A Toolchain for Comprehensive Audio/Video Analysis Using Deep Learning Based Multimodal Approach (A use case of riot or violent context detection)
Lam Pham, Phat Lam, Tin Nguyen, Hieu Tang, Alexander Schindler
TL;DR
The paper addresses the fragmentation of video analysis by proposing a unified multimodal toolchain that fuses audio and visual cues. It introduces a modular architecture where S2T, AED, ASC, VOD, IC, and VC are run as Dockerized components, exporting per-task JSON outputs that feed clustering, comprehensive summaries, and riot-context detection. The work demonstrates the approach on datasets VCDB, DCASE 2021 Task 1B, and Crowded Scene, illustrating effective audio/video clustering, descriptive summaries, and keyword-based riot detection. This framework offers flexible extension to new applications and practical utility for large-scale media analysis and safety-critical monitoring.
Abstract
In this paper, we present a toolchain for a comprehensive audio/video analysis by leveraging deep learning based multimodal approach. To this end, different specific tasks of Speech to Text (S2T), Acoustic Scene Classification (ASC), Acoustic Event Detection (AED), Visual Object Detection (VOD), Image Captioning (IC), and Video Captioning (VC) are conducted and integrated into the toolchain.
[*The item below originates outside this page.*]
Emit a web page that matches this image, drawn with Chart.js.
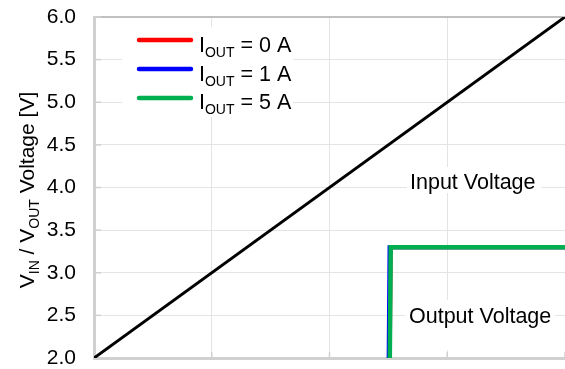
<!DOCTYPE html>
<html>
<head>
<meta charset="utf-8">
<script src="https://cdn.jsdelivr.net/npm/chart.js@4"></script>
<style>
  html, body { margin: 0; padding: 0; background: #fff; }
  #wrap { width: 565px; height: 369px; position: relative; }
</style>
</head>
<body>
<div id="wrap"><canvas id="chart"></canvas></div>
<script>
'use strict';

// Data
const vinX = [2.0, 6.0];
const vinY = [2.0, 6.0];

const out0X = [4.50, 4.52, 6.0];
const out1X = [4.49, 4.51, 6.0];
const out5X = [4.50, 4.52, 6.0];
const outY = [0.0, 3.3, 3.3];

const yTicks = [2.0, 2.5, 3.0, 3.5, 4.0, 4.5, 5.0, 5.5, 6.0];
const xTicks = [2, 3, 4, 5, 6];

const legendItems = [
  { sub: 'OUT', rest: ' = 0 A', color: '#ff0000' },
  { sub: 'OUT', rest: ' = 1 A', color: '#0000ff' },
  { sub: 'OUT', rest: ' = 5 A', color: '#00b050' }
];

const FONT = '"Liberation Sans", Arial, sans-serif';

function pts(xs, ys) {
  return xs.map((x, i) => ({ x: x, y: ys[i] }));
}

// draws main text + subscript pieces, returns end x
function drawSubText(ctx, parts, x, y, size, subSize) {
  parts.forEach(p => {
    if (p.sub) {
      ctx.font = subSize + 'px ' + FONT;
      ctx.fillText(p.text, x, y + 5);
    } else {
      ctx.font = size + 'px ' + FONT;
      ctx.fillText(p.text, x, y);
    }
    x += ctx.measureText(p.text).width;
  });
  return x;
}

const decorPlugin = {
  id: 'decor',
  beforeDatasetsDraw(chart) {
    const ctx = chart.ctx;
    const xs = chart.scales.x;
    const ys = chart.scales.y;
    const area = chart.chartArea;
    ctx.save();

    // small inner tick marks
    ctx.strokeStyle = '#d0d0d0';
    ctx.lineWidth = 1.5;
    yTicks.forEach(v => {
      const py = ys.getPixelForValue(v);
      ctx.beginPath();
      ctx.moveTo(area.left, py);
      ctx.lineTo(area.left + 7, py);
      ctx.stroke();
    });
    xTicks.forEach(v => {
      const px = xs.getPixelForValue(v);
      ctx.beginPath();
      ctx.moveTo(px, area.bottom);
      ctx.lineTo(px, area.bottom - 6);
      ctx.stroke();
    });

    // white boxes behind texts
    ctx.fillStyle = '#fff';
    ctx.fillRect(122, 27, 171, 90);
    ctx.fillRect(407, 167, 134, 26);
    ctx.fillRect(405, 300, 150, 50);

    // annotation texts
    ctx.fillStyle = '#000';
    ctx.textBaseline = 'alphabetic';
    ctx.textAlign = 'left';
    ctx.font = '21.5px ' + FONT;
    ctx.fillText('Input Voltage', 410, 189);
    ctx.fillText('Output Voltage', 409, 323);

    // legend
    const lineY = [40, 69, 98];
    const textY = [52, 81, 109];
    legendItems.forEach((it, i) => {
      ctx.strokeStyle = it.color;
      ctx.lineWidth = 4.5;
      ctx.lineCap = 'round';
      ctx.beginPath();
      ctx.moveTo(139, lineY[i]);
      ctx.lineTo(191, lineY[i]);
      ctx.stroke();
      ctx.fillStyle = '#000';
      drawSubText(ctx, [
        { text: 'I' },
        { text: it.sub, sub: true },
        { text: it.rest }
      ], 199, textY[i], 21.5, 14);
    });
    ctx.restore();
  },
  afterDraw(chart) {
    // y axis title with subscripts
    const ctx = chart.ctx;
    ctx.save();
    ctx.fillStyle = '#000';
    ctx.textAlign = 'left';
    ctx.textBaseline = 'alphabetic';
    const parts = [
      { text: 'V' }, { text: 'IN', sub: true },
      { text: ' / V' }, { text: 'OUT', sub: true },
      { text: ' Voltage [V]' }
    ];
    let w = 0;
    parts.forEach(p => {
      ctx.font = (p.sub ? 14 : 21) + 'px ' + FONT;
      w += ctx.measureText(p.text).width;
    });
    ctx.translate(34, 190);
    ctx.rotate(-Math.PI / 2);
    drawSubText(ctx, parts, -w / 2, 0, 21, 14);
    ctx.restore();
  }
};

const canvasElem = document.getElementById('chart');

const chartData = {
  datasets: [
    {
      label: 'Input',
      data: pts(vinX, vinY),
      borderColor: '#000000',
      borderWidth: 3,
      order: 0
    },
    {
      label: 'IOUT = 0 A',
      data: pts(out0X, outY),
      borderColor: '#ff0000',
      borderWidth: 4,
      order: 3
    },
    {
      label: 'IOUT = 1 A',
      data: pts(out1X, outY),
      borderColor: '#0000ff',
      borderWidth: 4,
      order: 2
    },
    {
      label: 'IOUT = 5 A',
      data: pts(out5X, outY),
      borderColor: '#00b050',
      borderWidth: 4.5,
      order: 1
    }
  ]
};

const chartConfig = {
  type: 'scatter',
  data: chartData,
  options: {
    responsive: true,
    maintainAspectRatio: false,
    animation: false,
    showLine: true,
    elements: {
      point: { radius: 0, hoverRadius: 0 },
      line: { tension: 0, borderJoinStyle: 'miter', fill: false }
    },
    layout: { padding: { top: 17, right: 0, left: 0, bottom: 0 } },
    plugins: {
      legend: { display: false },
      tooltip: { enabled: false }
    },
    scales: {
      x: {
        type: 'linear',
        min: 2,
        max: 6,
        afterBuildTicks(scale) {
          scale.ticks = xTicks.map(v => ({ value: v }));
        },
        afterFit(scale) {
          scale.height = 11;
          scale.paddingLeft = 0;
          scale.paddingRight = 0;
          scale.paddingTop = 0;
          scale.paddingBottom = 0;
        },
        ticks: { display: false },
        grid: { color: '#e4e4e4', lineWidth: 1, drawTicks: false },
        border: { color: '#d0d0d0', width: 3 }
      },
      y: {
        type: 'linear',
        min: 2,
        max: 6,
        afterBuildTicks(scale) {
          scale.ticks = yTicks.map(v => ({ value: v }));
        },
        afterFit(scale) {
          scale.width = 94;
          scale.paddingTop = 0;
          scale.paddingBottom = 0;
          scale.paddingLeft = 0;
          scale.paddingRight = 0;
        },
        ticks: {
          color: '#000',
          font: { family: FONT, size: 21 },
          padding: 18,
          callback: v => v.toFixed(1)
        },
        grid: {
          drawTicks: false,
          color: ctx => (ctx.tick && ctx.tick.value === 6 ? '#c0c0c0' : '#e4e4e4'),
          lineWidth: ctx => (ctx.tick && ctx.tick.value === 6 ? 2 : 1)
        },
        border: { color: '#d0d0d0', width: 3 }
      }
    }
  },
  plugins: [decorPlugin]
};

new Chart(canvasElem, chartConfig);
</script>
</body>
</html>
By combining individual tasks and analyzing both audio \& visual data extracted from input video, the toolchain offers various audio/video-based applications: Two general applications of audio/video clustering, comprehensive audio/video summary and a specific application of riot or violent context detection. Furthermore, the toolchain presents a flexible and adaptable architecture that is effective to integrate new models for further audio/video-based applications.